As the Legislature moved forward with a package of bills to provide state funds for the settlement, there was great pressure to attach constraints and restrictions on those funds. The package included bills to increase state oversight of the city for the long term, and greatly curtail the autonomy of its citizens. The most troubling of these bills would also have required newly hired city employees to be placed into a defined contribution pension system – closing the current system to only current employees and retirees.
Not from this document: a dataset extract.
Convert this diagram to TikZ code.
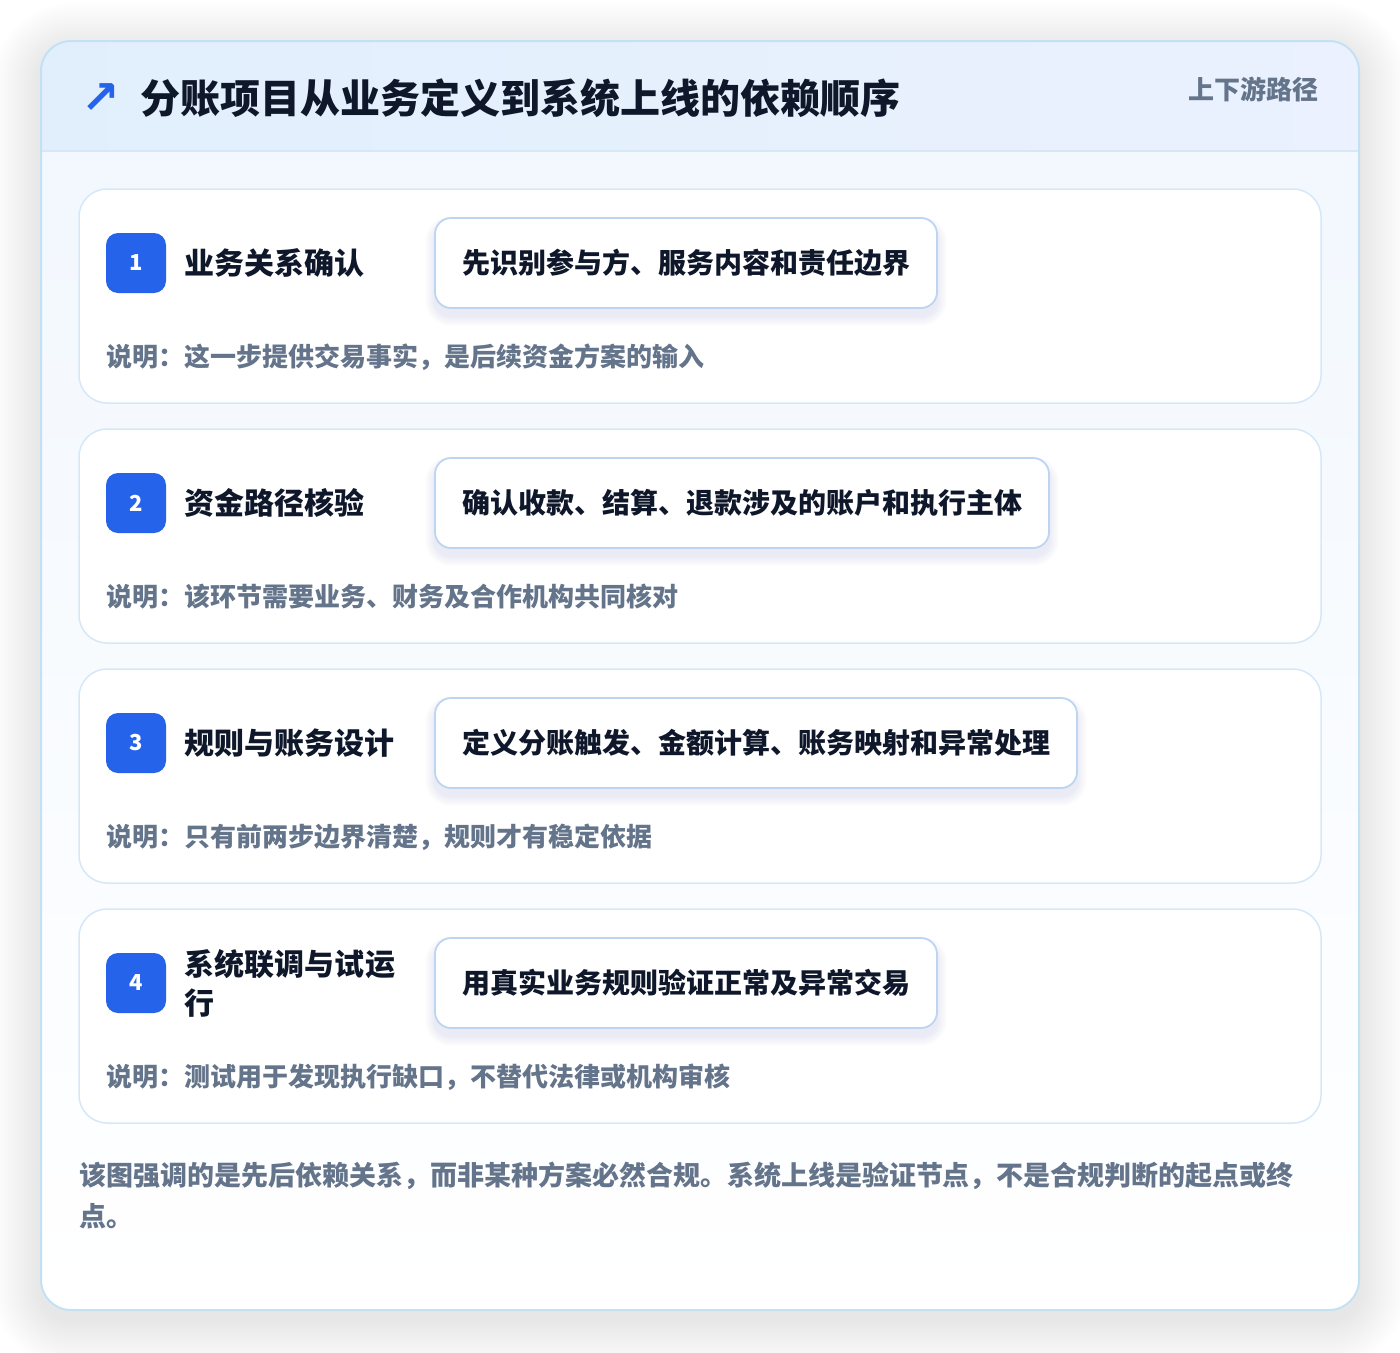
\documentclass[tikz,border=0pt]{standalone}
\usepackage{fontspec}
\setmainfont{Noto Sans CJK SC}
\newfontfamily\symfont{DejaVu Sans}
\XeTeXlinebreaklocale "zh"
\XeTeXlinebreakskip=0pt plus 1pt
\usetikzlibrary{positioning}

\definecolor{badgeblue}{HTML}{2563EB}
\definecolor{inkdark}{HTML}{0F172A}
\definecolor{inkgray}{HTML}{64748B}
\definecolor{frameline}{HTML}{C3E1F5}
\definecolor{cardline}{HTML}{D6E8F8}
\definecolor{pillline}{HTML}{BBD5F2}
\definecolor{pillshade}{HTML}{5B7DB0}
\definecolor{headleft}{HTML}{E1EFFC}
\definecolor{headright}{HTML}{EBF1FE}
\definecolor{bodytop}{HTML}{F1F7FE}

\pgfdeclarelayer{back}
\pgfdeclarelayer{glow}
\pgfsetlayers{back,glow,main}

\begin{document}
\begin{tikzpicture}[x=1pt, y=-1pt,
    every node/.style={inner sep=0pt, outer sep=0pt},
    frame/.style={rounded corners=30pt, minimum width=1318pt, minimum height=1269pt,
        top color=bodytop, bottom color=white},
    stepcard/.style={draw=cardline, line width=1.5pt, fill=white, rounded corners=28pt,
        minimum width=1242pt, minimum height=214pt},
    badge/.style={fill=badgeblue, rounded corners=12pt, minimum size=60pt, text=white,
        font=\fontsize{22pt}{26pt}\selectfont\bfseries},
    steptitle/.style={text width=222pt, align=left, text=inkdark,
        font=\fontsize{30pt}{39pt}\selectfont\bfseries},
    pill/.style={draw=pillline, line width=1.8pt, fill=white, rounded corners=16pt,
        minimum height=90pt, inner xsep=27pt, text=inkdark,
        font=\fontsize{28pt}{34pt}\selectfont\bfseries},
    note/.style={text=inkgray, font=\fontsize{26pt}{30pt}\selectfont\bfseries},
]
    \useasboundingbox (0,0) rectangle (1400,1352);

    % outer card, soft shadow and header band
    \coordinate (fnw) at (41,41);
    \coordinate (fse) at (1359,1310);
    \begin{pgfonlayer}{back}
        \foreach \k in {2,4,...,48}
            \fill[black, opacity=0.005, rounded corners=30+\k]
                ([shift={(-\k,10-\k)}]fnw) rectangle ([shift={(\k,10+\k)}]fse);
        \node (frame) [frame, anchor=north west] at (fnw) {};
        \begin{scope}
            \clip[rounded corners=30pt] (frame.north west) rectangle (frame.south east);
            \shade[left color=headleft, right color=headright] (frame.north west) rectangle ([yshift=-110pt]frame.north east);
            \draw[cardline, line width=1.5pt] ([yshift=-110pt]frame.north west) -- ([yshift=-110pt]frame.north east);
        \end{scope}
        \draw[frameline, line width=2pt, rounded corners=30pt] (frame.north west) rectangle (frame.south east);
    \end{pgfonlayer}

    \node (title) [anchor=west, text=inkdark, font=\fontsize{40pt}{46pt}\selectfont\bfseries] at (140,98) {分账项目从业务定义到系统上线的依赖顺序};
    \node (icon)  [left=20pt of title, yshift=-1pt, text=badgeblue, font=\symfont\bfseries\fontsize{46pt}{50pt}\selectfont] {↗};
    \node (tag)   [anchor=east, text=inkgray, font=\fontsize{26pt}{30pt}\selectfont\bfseries] at (1318,89) {上下游路径};

    % steps
    \foreach \n/\name/\act/\desc [count=\i from 0, evaluate=\i as \y using 189+240*\i] in {
        1/业务关系确认/先识别参与方、服务内容和责任边界/说明：这一步提供交易事实，是后续资金方案的输入,
        2/资金路径核验/确认收款、结算、退款涉及的账户和执行主体/说明：该环节需要业务、财务及合作机构共同核对,
        3/规则与账务设计/定义分账触发、金额计算、账务映射和异常处理/说明：只有前两步边界清楚，规则才有稳定依据,
        4/系统联调与试运行/用真实业务规则验证正常及异常交易/说明：测试用于发现执行缺口，不替代法律或机构审核}
    {
        \begin{pgfonlayer}{back}
            \node (card\n) [stepcard, anchor=north west] at (79,\y) {};
        \end{pgfonlayer}
        \node (badge\n) [badge, below right=44pt and 27pt of card\n.north west] {\n};
        \node (name\n)  [steptitle, right=18pt of badge\n] {\name};
        \node (act\n)   [pill, right=269pt of badge\n] {\act};
        \node (desc\n)  [note, anchor=west] at ([shift={(27,168)}]card\n.north west) {\desc};
        \begin{pgfonlayer}{glow}
            \foreach \k in {1,...,10}
                \fill[pillshade, opacity=0.012, rounded corners=16+\k]
                    ([shift={(-\k,8-\k)}]act\n.north west) rectangle ([shift={(\k,8+\k)}]act\n.south east);
        \end{pgfonlayer}
    }

    \node (summary) [anchor=west, text width=1250pt, align=left, text=inkgray,
        font=\fontsize{27pt}{41pt}\selectfont\bfseries] at (79,1195.5)
        {该图强调的是先后依赖关系，而非某种方案必然合规。系统上线是验证节点，不是合规判断的起点或终\\点。};
\end{tikzpicture}
\end{document}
House Bill 5568, sponsored by Representative Gail Haines (R-Oakland County), would mandate that all Detroit employees first hired after December 31, 2014 be placed into a defined contribution pension system. Although the Legislature had flirted with encouraging local units of government to adopt defined contribution plans, this would have been the first time that a city was prohibited by state law from having an open defined benefit plan. The bill also forbade the provision of retiree health care to new employees, allowing only a small employer contribution to a health savings account.

Supporters of defined benefit pension plans testified in opposition to HB 5568 stating that the closure of the existing defined benefit plans would accelerate pension costs to a level that was unwise for a city trying to emerge from bankruptcy. Fortunately, the majority of those on the House Committee (with the leadership of Rep. John Walsh, R-Livonia) agreed that saddling the city with transition costs associated with closing a pension system was an unwise course of action. The committee also felt that the pension hits being advocated by the Emergency Financial Manager (which include transforming the existing pension systems into hybrid plans) were hard enough.

Therefore the bill was amended to eliminate the forced shift to defined contribution plans and instead made broad restrictions on pensions based on current pension negotiations in Detroit. Key restrictions contained in the final bill include:

  • Limiting the calculation of pension benefits only to base pay;
  • Prohibiting additional annual pension payments based on investment returns;
  • Allowing the City of Detroit to only offer pension plans for employees hired after July 1, 2023 that cap the city's contribution to 7% of base pay.